The Eagle and the Trident

By Steven Pifer  2017

An objective of drawing the Chinese into a discussion about their future strategic orientation would be to push Beijing to take concrete actions to establish some daylight between Russia’s aggression and China’s interests. Beijing needs to confront the reality that they face a shrinking window to demonstrate China continues to be guided by its own interests and does not view itself as Moscow’s proxy under all circumstances.


China’s alignment with Russia will be tested many times in the coming weeks. There will be scrutiny over China’s posture on a United Nations General Assembly resolution condemning Russia that will pass overwhelmingly, over whether China shields Russia from future U.N. investigations into atrocities in Ukraine, over whether China recognizes breakaway republics in Ukraine, over Beijing’s posture on recognizing a puppet regime that Putin seems to want to implant in Kyiv, and over whether China backfills and softens the impact of global sanctions on Russia. There will be examination over whether China makes meaningful efforts to promote offramps to escalation in Ukraine as well.


The rub is that China may be reluctant to arrive at independent decisions on these issues on its own, given the recency of Xi’s embrace of Putin in Beijing.
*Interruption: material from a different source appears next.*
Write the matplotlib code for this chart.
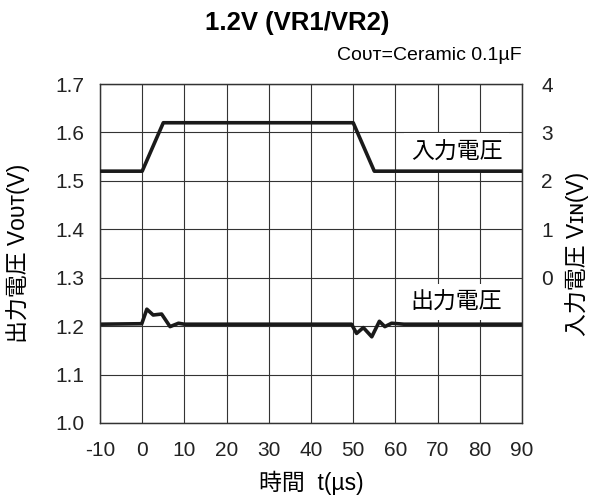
import matplotlib
matplotlib.use("Agg")
import matplotlib.pyplot as plt

FAM = ["Liberation Sans", "Noto Sans CJK JP", "DejaVu Sans"]
plt.rcParams["font.family"] = FAM
plt.rcParams["axes.unicode_minus"] = False

# input voltage (right axis, V) vs time (us)
t_in = [-10, 0, 5, 50, 55, 90]
v_in = [2.2, 2.2, 3.2, 3.2, 2.2, 2.2]

# output voltage (left axis, V) vs time (us)
t_out = [-10, -0.1, 1.1, 2.6, 4.6, 6.6, 8.6, 10, 49.6, 50.8, 52.4, 54.4,
         56.2, 57.5, 59.1, 62, 90]
v_out = [1.204, 1.205, 1.235, 1.223, 1.225, 1.199, 1.206, 1.204, 1.204,
         1.185, 1.197, 1.178, 1.210, 1.199, 1.206, 1.204, 1.204]

xticks = list(range(-10, 91, 10))
yticks_left = [1.0, 1.1, 1.2, 1.3, 1.4, 1.5, 1.6, 1.7]
yticks_right = [0, 1, 2, 3, 4]

fig = plt.figure(figsize=(5.92, 4.96), dpi=100)
ax = fig.add_axes([100 / 592, 1 - 423 / 496, 422 / 592, 339 / 496])
ax2 = ax.twinx()

ax.set_xlim(-10, 90)
ax.set_ylim(1.0, 1.7)
ax2.set_ylim(-3, 4)
ax.set_xticks(xticks)
ax.set_yticks(yticks_left)
ax.set_yticklabels([f"{v:.1f}" for v in yticks_left])
ax2.set_yticks(yticks_right)
ax.grid(True, color="#333333", lw=0.8)
ax.set_axisbelow(True)
for a in (ax, ax2):
    a.tick_params(length=0, labelsize=15, colors="#222222")
    for s in a.spines.values():
        s.set_color("#333333")
        s.set_linewidth(0.9)
ax.tick_params(axis="y", pad=11)
ax.tick_params(axis="x", pad=13)
ax2.tick_params(axis="y", pad=14)

ax.plot(t_out, v_out, color="#1a1a1a", lw=2.6, solid_joinstyle="round", zorder=3)
ax2.plot(t_in, v_in, color="#1a1a1a", lw=2.6, solid_joinstyle="round", zorder=3)

box = dict(facecolor="white", edgecolor="none", pad=5)
ax.text(74.5, 1.56, "入力電圧", ha="center", va="center", fontsize=16.5,
        bbox=box, zorder=4)
ax.text(74.5, 1.25, "出力電圧", ha="center", va="center", fontsize=16.5,
        bbox=box, zorder=4)

ax.set_ylabel("出力電圧 Vᴏᴜᴛ(V)", fontsize=16.5)
ax2.set_ylabel("入力電圧 Vɪɴ(V)", fontsize=16.5)
ax.set_xlabel("時間  t(µs)", fontsize=16.5)
ax.yaxis.set_label_coords(-0.166, 0.5)
ax2.yaxis.set_label_coords(1.102, 0.5)
ax.xaxis.set_label_coords(0.50, -0.14)

fig.text(297 / 592, 1 - 30 / 496, "1.2V (VR1/VR2)", ha="center", va="baseline",
         fontsize=18.5, fontweight="bold")
fig.text(522 / 592, 1 - 60 / 496, "Cᴏᴜᴛ=Ceramic 0.1µF", ha="right",
         va="baseline", fontsize=14)

fig.savefig("out.png", dpi=100)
This is where there might be a role for subtle, quiet diplomacy.


The director of the Central Intelligence Agency, Bill Burns, would be an ideal candidate to lead such efforts for the United States. Given both his depth of knowledge on Russia and the high esteem in which he is held in Beijing, his views would be taken seriously by Chinese interlocutors. Delaware Senator Chris Coons also could play a unique role in probing China’s strategic thinking, given his close relationship with President Joe Biden and his foreign policy expertise. Senator Coons conceivably could draw National People’s Congress Chair Li Zhanshu to serve as his legislative counterpart. Li is among a small handful of people in China who are authentically close to Xi Jinping. Li also is familiar with the China-Russia relationship, given his previous experience serving as Xi’s special envoy to Moscow. State Department Policy Planning Director Salman Ahmed and Assistant Secretary of State for East Asian and Pacific Affairs Dan Kritenbrink also would be able to test Chinese thinking without attracting intense media scrutiny. Incoming U.S. Ambassador to China Nick Burns also would contribute meaningfully to any such efforts. After discussions have ripened, it would also be important for President Biden to speak directly with Xi to take his measure of China’s future direction.